## Start

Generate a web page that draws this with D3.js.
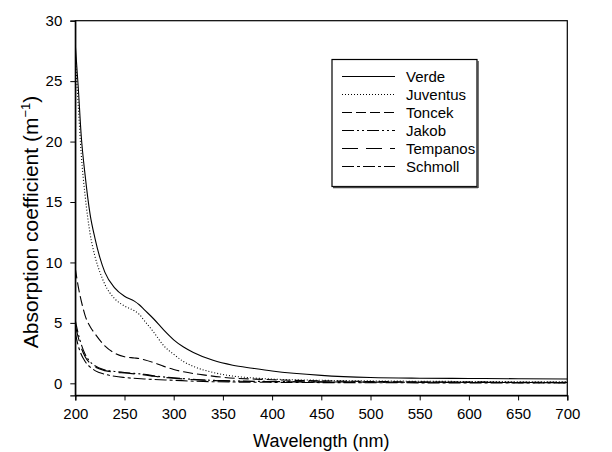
<!DOCTYPE html>
<html><head><meta charset="utf-8">
<script src="https://cdn.jsdelivr.net/npm/d3@7"></script>
<style>
body{margin:0;background:#fff;}
text{font-family:Arial,"Liberation Sans",Helvetica,sans-serif;fill:#000;}
</style></head>
<body>
<svg id="c" width="612" height="452"></svg>
<script>
const seriesNames = ["Verde","Juventus","Toncek","Jakob","Tempanos","Schmoll"];
const xTicks = [200,250,300,350,400,450,500,550,600,650,700];
const yTicks = [0,5,10,15,20,25,30];

const verdeX = [200,203,206,210,215,220,225,230,240,250,260,265,270,280,290,300,310,320,340,360,380,400,450,500,550,600,650,700];
const verdeY = [28,24.5,20.5,17.2,14,12,10.4,9.2,7.9,7.2,6.8,6.5,6.1,5.3,4.4,3.6,3.0,2.55,1.9,1.5,1.25,1.02,0.66,0.48,0.42,0.4,0.38,0.36];

const juvX = [200,203,206,210,215,220,225,230,240,250,260,265,270,280,290,300,310,320,340,360,380,400,450,500,600,700];
const juvY = [27,23,19,15.5,12.4,10.5,9.2,8.2,7.0,6.4,6.0,5.7,5.2,4.2,3.1,2.4,1.8,1.4,0.9,0.6,0.45,0.35,0.25,0.2,0.15,0.12];

const toncekX = [200,203,207,210,215,220,230,240,250,260,265,270,280,290,300,310,330,350,400,450,500,600,700];
const toncekY = [9.5,8.0,6.5,5.6,4.7,4.1,3.1,2.5,2.2,2.1,2.05,1.95,1.7,1.4,1.15,0.95,0.7,0.5,0.3,0.2,0.15,0.1,0.08];

const jakobX = [200,203,205,210,215,220,230,240,250,260,270,280,300,330,350,400,500,600,700];
const jakobY = [5.2,4.1,3.5,2.4,1.8,1.45,1.12,0.98,0.9,0.82,0.75,0.62,0.45,0.28,0.22,0.15,0.1,0.07,0.05];

const tempX = [200,203,205,210,215,220,230,240,250,260,270,280,300,330,350,400,500,600,700];
const tempY = [4.8,3.8,3.2,2.2,1.65,1.35,1.05,0.92,0.85,0.78,0.7,0.58,0.42,0.26,0.2,0.14,0.1,0.08,0.06];

const schmollX = [200,203,205,210,215,220,230,240,250,270,300,330,400,500,700];
const schmollY = [4.2,3.1,2.6,1.8,1.35,1.05,0.75,0.58,0.48,0.36,0.25,0.15,0.08,0.05,0.02];

const dashes = [null,"1,2","10,4","12,3,2,3,2,3","16,8","12,3,3,3"];
const seriesX = [verdeX,juvX,toncekX,jakobX,tempX,schmollX];
const seriesY = [verdeY,juvY,toncekY,jakobY,tempY,schmollY];

const svg = d3.select("#c");
const L=75.3, R=567.3, T=20.7, B=395.4;
const x = d3.scaleLinear().domain([200,700]).range([L,R]);
const y = d3.scaleLinear().domain([-1,30]).range([B,T]);

// frame
svg.append("rect").attr("x",L).attr("y",T).attr("width",R-L).attr("height",B-T)
  .attr("fill","none").attr("stroke","#000").attr("stroke-width",1.2);

const xAx = svg.append("g").attr("transform",`translate(0,${B})`)
  .call(d3.axisBottom(x).tickValues(xTicks).tickSize(5).tickPadding(8).tickFormat(d3.format("d")));
const yAx = svg.append("g").attr("transform",`translate(${L},0)`)
  .call(d3.axisLeft(y).tickValues(yTicks).tickSize(5).tickPadding(8).tickFormat(d3.format("d")));
[xAx,yAx].forEach(g=>{
  g.select(".domain").attr("stroke","#000").attr("stroke-width",1.2);
  g.selectAll("line").attr("stroke","#000").attr("stroke-width",1);
  g.selectAll("text").style("font-size","15px").attr("font-family","Arial, 'Liberation Sans', sans-serif").attr("fill","#000");
});

const line = d3.line().x(d=>x(d[0])).y(d=>y(d[1])).curve(d3.curveMonotoneX);
const clip = svg.append("clipPath").attr("id","pc").append("rect")
  .attr("x",L).attr("y",T).attr("width",R-L).attr("height",B-T);
seriesNames.forEach((n,i)=>{
  const pts = seriesX[i].map((v,j)=>[v,seriesY[i][j]]);
  svg.append("path").datum(pts).attr("d",line).attr("fill","none")
    .attr("stroke","#000").attr("stroke-width",1.1)
    .attr("clip-path","url(#pc)")
    .attr("stroke-dasharray",dashes[i]);
});

// legend
const lg = svg.append("g");
lg.append("rect").attr("x",332).attr("y",59.5).attr("width",145).attr("height",127)
  .attr("fill","#fff").attr("stroke","#000").attr("stroke-width",1.2);
lg.append("line").attr("x1",333).attr("x2",478).attr("y1",187.5).attr("y2",187.5).attr("stroke","#444").attr("stroke-width",1.5);
lg.append("line").attr("x1",478).attr("x2",478).attr("y1",61).attr("y2",188).attr("stroke","#444").attr("stroke-width",1.5);
seriesNames.forEach((n,i)=>{
  const yy = 76.5 + i*18;
  lg.append("line").attr("x1",342).attr("x2",395).attr("y1",yy).attr("y2",yy)
    .attr("stroke","#000").attr("stroke-width",1.1).attr("stroke-dasharray",dashes[i]);
  lg.append("text").attr("x",406).attr("y",yy+5.5).style("font-size","15px").text(n);
});

// axis titles
svg.append("text").attr("x",(L+R)/2).attr("y",447).attr("text-anchor","middle")
  .style("font-size","18px").text("Wavelength (nm)");
const yt = svg.append("text").attr("transform","translate(38,222) rotate(-90)")
  .attr("text-anchor","middle").style("font-size","21px");
yt.append("tspan").text("Absorption coefficient (m");
yt.append("tspan").attr("dy","-8").style("font-size","13px").text("−1");
yt.append("tspan").attr("dy","8").text(")");
</script>
</body></html>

## End

**GIVEN TASK:**
Go through the material above and print all of it exactly, except the pictures.

**RESPONSE:**
Generate a web page that draws this with D3.js.
<!DOCTYPE html>
<html><head><meta charset="utf-8">
<script src="https://cdn.jsdelivr.net/npm/d3@7"></script>
<style>
body{margin:0;background:#fff;}
text{font-family:Arial,"Liberation Sans",Helvetica,sans-serif;fill:#000;}
</style></head>
<body>
<svg id="c" width="612" height="452"></svg>
<script>
const seriesNames = ["Verde","Juventus","Toncek","Jakob","Tempanos","Schmoll"];
const xTicks = [200,250,300,350,400,450,500,550,600,650,700];
const yTicks = [0,5,10,15,20,25,30];

const verdeX = [200,203,206,210,215,220,225,230,240,250,260,265,270,280,290,300,310,320,340,360,380,400,450,500,550,600,650,700];
const verdeY = [28,24.5,20.5,17.2,14,12,10.4,9.2,7.9,7.2,6.8,6.5,6.1,5.3,4.4,3.6,3.0,2.55,1.9,1.5,1.25,1.02,0.66,0.48,0.42,0.4,0.38,0.36];

const juvX = [200,203,206,210,215,220,225,230,240,250,260,265,270,280,290,300,310,320,340,360,380,400,450,500,600,700];
const juvY = [27,23,19,15.5,12.4,10.5,9.2,8.2,7.0,6.4,6.0,5.7,5.2,4.2,3.1,2.4,1.8,1.4,0.9,0.6,0.45,0.35,0.25,0.2,0.15,0.12];

const toncekX = [200,203,207,210,215,220,230,240,250,260,265,270,280,290,300,310,330,350,400,450,500,600,700];
const toncekY = [9.5,8.0,6.5,5.6,4.7,4.1,3.1,2.5,2.2,2.1,2.05,1.95,1.7,1.4,1.15,0.95,0.7,0.5,0.3,0.2,0.15,0.1,0.08];

const jakobX = [200,203,205,210,215,220,230,240,250,260,270,280,300,330,350,400,500,600,700];
const jakobY = [5.2,4.1,3.5,2.4,1.8,1.45,1.12,0.98,0.9,0.82,0.75,0.62,0.45,0.28,0.22,0.15,0.1,0.07,0.05];

const tempX = [200,203,205,210,215,220,230,240,250,260,270,280,300,330,350,400,500,600,700];
const tempY = [4.8,3.8,3.2,2.2,1.65,1.35,1.05,0.92,0.85,0.78,0.7,0.58,0.42,0.26,0.2,0.14,0.1,0.08,0.06];

const schmollX = [200,203,205,210,215,220,230,240,250,270,300,330,400,500,700];
const schmollY = [4.2,3.1,2.6,1.8,1.35,1.05,0.75,0.58,0.48,0.36,0.25,0.15,0.08,0.05,0.02];

const dashes = [null,"1,2","10,4","12,3,2,3,2,3","16,8","12,3,3,3"];
const seriesX = [verdeX,juvX,toncekX,jakobX,tempX,schmollX];
const seriesY = [verdeY,juvY,toncekY,jakobY,tempY,schmollY];

const svg = d3.select("#c");
const L=75.3, R=567.3, T=20.7, B=395.4;
const x = d3.scaleLinear().domain([200,700]).range([L,R]);
const y = d3.scaleLinear().domain([-1,30]).range([B,T]);

// frame
svg.append("rect").attr("x",L).attr("y",T).attr("width",R-L).attr("height",B-T)
  .attr("fill","none").attr("stroke","#000").attr("stroke-width",1.2);

const xAx = svg.append("g").attr("transform",`translate(0,${B})`)
  .call(d3.axisBottom(x).tickValues(xTicks).tickSize(5).tickPadding(8).tickFormat(d3.format("d")));
const yAx = svg.append("g").attr("transform",`translate(${L},0)`)
  .call(d3.axisLeft(y).tickValues(yTicks).tickSize(5).tickPadding(8).tickFormat(d3.format("d")));
[xAx,yAx].forEach(g=>{
  g.select(".domain").attr("stroke","#000").attr("stroke-width",1.2);
  g.selectAll("line").attr("stroke","#000").attr("stroke-width",1);
  g.selectAll("text").style("font-size","15px").attr("font-family","Arial, 'Liberation Sans', sans-serif").attr("fill","#000");
});

const line = d3.line().x(d=>x(d[0])).y(d=>y(d[1])).curve(d3.curveMonotoneX);
const clip = svg.append("clipPath").attr("id","pc").append("rect")
  .attr("x",L).attr("y",T).attr("width",R-L).attr("height",B-T);
seriesNames.forEach((n,i)=>{
  const pts = seriesX[i].map((v,j)=>[v,seriesY[i][j]]);
  svg.append("path").datum(pts).attr("d",line).attr("fill","none")
    .attr("stroke","#000").attr("stroke-width",1.1)
    .attr("clip-path","url(#pc)")
    .attr("stroke-dasharray",dashes[i]);
});

// legend
const lg = svg.append("g");
lg.append("rect").attr("x",332).attr("y",59.5).attr("width",145).attr("height",127)
  .attr("fill","#fff").attr("stroke","#000").attr("stroke-width",1.2);
lg.append("line").attr("x1",333).attr("x2",478).attr("y1",187.5).attr("y2",187.5).attr("stroke","#444").attr("stroke-width",1.5);
lg.append("line").attr("x1",478).attr("x2",478).attr("y1",61).attr("y2",188).attr("stroke","#444").attr("stroke-width",1.5);
seriesNames.forEach((n,i)=>{
  const yy = 76.5 + i*18;
  lg.append("line").attr("x1",342).attr("x2",395).attr("y1",yy).attr("y2",yy)
    .attr("stroke","#000").attr("stroke-width",1.1).attr("stroke-dasharray",dashes[i]);
  lg.append("text").attr("x",406).attr("y",yy+5.5).style("font-size","15px").text(n);
});

// axis titles
svg.append("text").attr("x",(L+R)/2).attr("y",447).attr("text-anchor","middle")
  .style("font-size","18px").text("Wavelength (nm)");
const yt = svg.append("text").attr("transform","translate(38,222) rotate(-90)")
  .attr("text-anchor","middle").style("font-size","21px");
yt.append("tspan").text("Absorption coefficient (m");
yt.append("tspan").attr("dy","-8").style("font-size","13px").text("−1");
yt.append("tspan").attr("dy","8").text(")");
</script>
</body></html>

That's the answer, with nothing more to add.